A Conselheira-Presidente da Agergs, Luciana Luso de Carvalho, por sua vez, defendeu a decisão do regulador. Disse que a mudança é fruto da participação social e que é preciso reconhecer que o contrato da Sulgás passou duas décadas sem uma regulação independente – a agência só passou a regular o contrato de concessão de gás canalizado em 2021, no movimento da privatização do serviço. “É natural o estranhamento e divergências técnicas nesse processo”, afirmou, durante a votação do tema. Ela reconheceu a necessidade de se amadurecer a metodologia da Revisão Tarifária, para que haja mais estabilidade regulatória no processo em 2025. “Não é uma mudança da área técnica, mas uma evolução técnica importante considerando o curto período de regulação”, comentou. A Agergs aprovou, na mesma reunião, a abertura de processo administrativo para definição da metodologia detalhada para as próximas Revisões Tarifárias Ordinárias da Sulgás, bem como a inclusão da Certificação da Base de Ativos da distribuidora na agenda regulatória.

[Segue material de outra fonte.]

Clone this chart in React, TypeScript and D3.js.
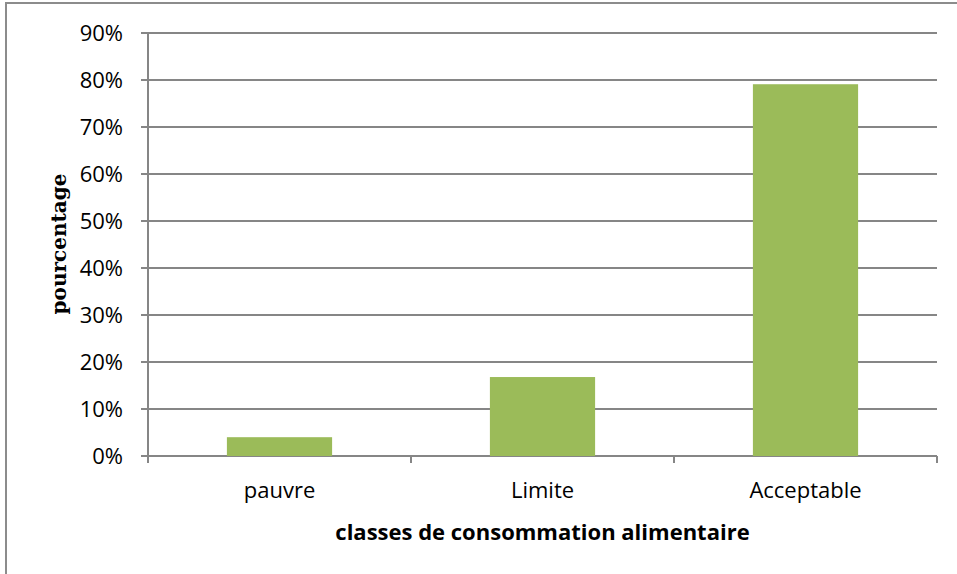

A resolução do regulador gaúcho também determina recomendar ao Poder Concedente a revisão e adequação do contrato de concessão. Durante o processo de Revisão Tarifária da Sulgás, a área técnica da Agergs sugeriu que sejam incorporados, via aditivo, mecanismos que estimulem “a eficiência, a modicidade tarifária e o justo retorno dos investimentos”. Uma discussão parecida, mas em contextos diferentes, com a que ocorre em Sergipe, sobre a possível adequação do contrato da Sergas. Nos dois estados, os reguladores argumentam que os contratos, assinados nos anos 1990, estão desatualizados; que o arcabouço regulatório evoluiu e que mecanismos de eficiência já foram adotados em outras concessões.